Figure 1: Visualization of the training of MoE with nonlinear expert and linear expert. Different colors denote router’s dispatch to different experts. The lines denote the decision boundary of the MoE model. The data points are visualized on 2d space via t-SNE (Van der Maaten and Hinton, 2008). The MoE architecture follows Section 3 where nonlinear experts use activation function \(\sigma(z) = z^3\). For this visualization, we let the expert number \(M = 4\) and cluster number \(K = 4\). We generate \(n = 1,600\) data points from the distribution illustrated in Section 3 with \(\alpha \in (0.5, 2)\), \(\beta \in (1, 2)\), \(\gamma \in (1, 2)\), and \(\sigma_p = 1\). More details of the visualization are discussed in Appendix A.

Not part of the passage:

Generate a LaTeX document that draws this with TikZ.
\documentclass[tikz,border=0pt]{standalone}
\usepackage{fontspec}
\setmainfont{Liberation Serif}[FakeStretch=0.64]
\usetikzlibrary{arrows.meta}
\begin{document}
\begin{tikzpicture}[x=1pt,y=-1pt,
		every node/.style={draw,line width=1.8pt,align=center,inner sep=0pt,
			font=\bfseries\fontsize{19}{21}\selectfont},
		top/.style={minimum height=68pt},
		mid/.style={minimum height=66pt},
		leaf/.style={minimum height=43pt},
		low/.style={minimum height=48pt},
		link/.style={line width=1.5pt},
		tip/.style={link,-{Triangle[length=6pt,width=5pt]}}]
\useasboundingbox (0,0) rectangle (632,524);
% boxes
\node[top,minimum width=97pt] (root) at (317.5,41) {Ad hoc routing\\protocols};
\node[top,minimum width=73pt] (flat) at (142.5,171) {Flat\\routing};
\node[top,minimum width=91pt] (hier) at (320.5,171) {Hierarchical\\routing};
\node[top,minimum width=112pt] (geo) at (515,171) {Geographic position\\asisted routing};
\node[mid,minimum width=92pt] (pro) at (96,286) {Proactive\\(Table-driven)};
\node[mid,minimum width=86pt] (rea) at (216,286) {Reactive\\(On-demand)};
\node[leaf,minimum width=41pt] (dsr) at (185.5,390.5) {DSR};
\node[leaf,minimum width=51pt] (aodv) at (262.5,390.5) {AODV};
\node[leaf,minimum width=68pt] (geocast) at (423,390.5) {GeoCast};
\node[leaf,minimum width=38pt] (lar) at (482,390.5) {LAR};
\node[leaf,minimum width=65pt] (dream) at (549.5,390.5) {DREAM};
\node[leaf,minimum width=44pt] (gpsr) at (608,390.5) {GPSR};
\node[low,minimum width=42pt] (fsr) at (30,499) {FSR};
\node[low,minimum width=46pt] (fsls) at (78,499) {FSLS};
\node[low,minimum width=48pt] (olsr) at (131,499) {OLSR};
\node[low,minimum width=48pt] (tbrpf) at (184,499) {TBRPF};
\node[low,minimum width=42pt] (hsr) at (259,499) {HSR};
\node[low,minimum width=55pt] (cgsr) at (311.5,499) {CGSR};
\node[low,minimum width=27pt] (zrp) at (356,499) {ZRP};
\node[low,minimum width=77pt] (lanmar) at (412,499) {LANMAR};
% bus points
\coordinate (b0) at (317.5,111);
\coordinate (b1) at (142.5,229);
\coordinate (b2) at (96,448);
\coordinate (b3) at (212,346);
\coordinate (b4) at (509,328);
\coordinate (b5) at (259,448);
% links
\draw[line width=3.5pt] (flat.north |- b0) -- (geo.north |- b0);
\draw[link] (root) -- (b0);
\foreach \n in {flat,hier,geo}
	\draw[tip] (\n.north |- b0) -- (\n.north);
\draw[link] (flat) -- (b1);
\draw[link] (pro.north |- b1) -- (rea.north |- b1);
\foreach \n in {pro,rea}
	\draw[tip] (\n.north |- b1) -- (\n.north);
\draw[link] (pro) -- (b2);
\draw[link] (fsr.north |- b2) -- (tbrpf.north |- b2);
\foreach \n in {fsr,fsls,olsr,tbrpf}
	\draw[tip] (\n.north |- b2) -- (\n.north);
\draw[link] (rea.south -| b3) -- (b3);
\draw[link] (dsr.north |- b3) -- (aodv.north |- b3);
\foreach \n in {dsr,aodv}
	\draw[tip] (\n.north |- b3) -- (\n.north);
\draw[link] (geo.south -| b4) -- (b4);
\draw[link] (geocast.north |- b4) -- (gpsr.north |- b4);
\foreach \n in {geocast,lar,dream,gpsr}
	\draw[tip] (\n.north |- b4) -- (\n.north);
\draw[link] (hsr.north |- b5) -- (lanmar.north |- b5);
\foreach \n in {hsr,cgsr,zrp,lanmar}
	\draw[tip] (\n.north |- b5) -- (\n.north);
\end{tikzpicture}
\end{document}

Mixture of Experts Model. The mixture of experts model (Jacobs et al., 1991; Jordan and Jacobs, 1994) has long been studied in the machine learning community. These MoE models are based on various base expert models such as support vector machines (Collobert et al., 2002), Gaussian processes (Tresp, 2001), or hidden Markov models (Jordan et al., 1997). In order to increase the model capacity to deal with complex vision and speech data, Eigen et al. (2013) extended the MoE structure to deep neural networks, and proposed a deep MoE model composed of multiple layers of routers and experts. Shazeer et al. (2017) simplified the MoE layer by making the output of the gating function sparse for each example, which greatly improves the training stability and reduces the computational cost. Since then, the MoE layer with different base neural network structures (Shazeer et al., 2017; Dauphin et al., 2017; Vaswani et al., 2017) has been proposed and achieved tremendous successes in a variety of language tasks. Very recently, Fedus et al. (2021) improved the performance of the MoE layer by routing one example to only a single expert instead of \(K\) experts, which further reduces the routing computation while preserving the model quality.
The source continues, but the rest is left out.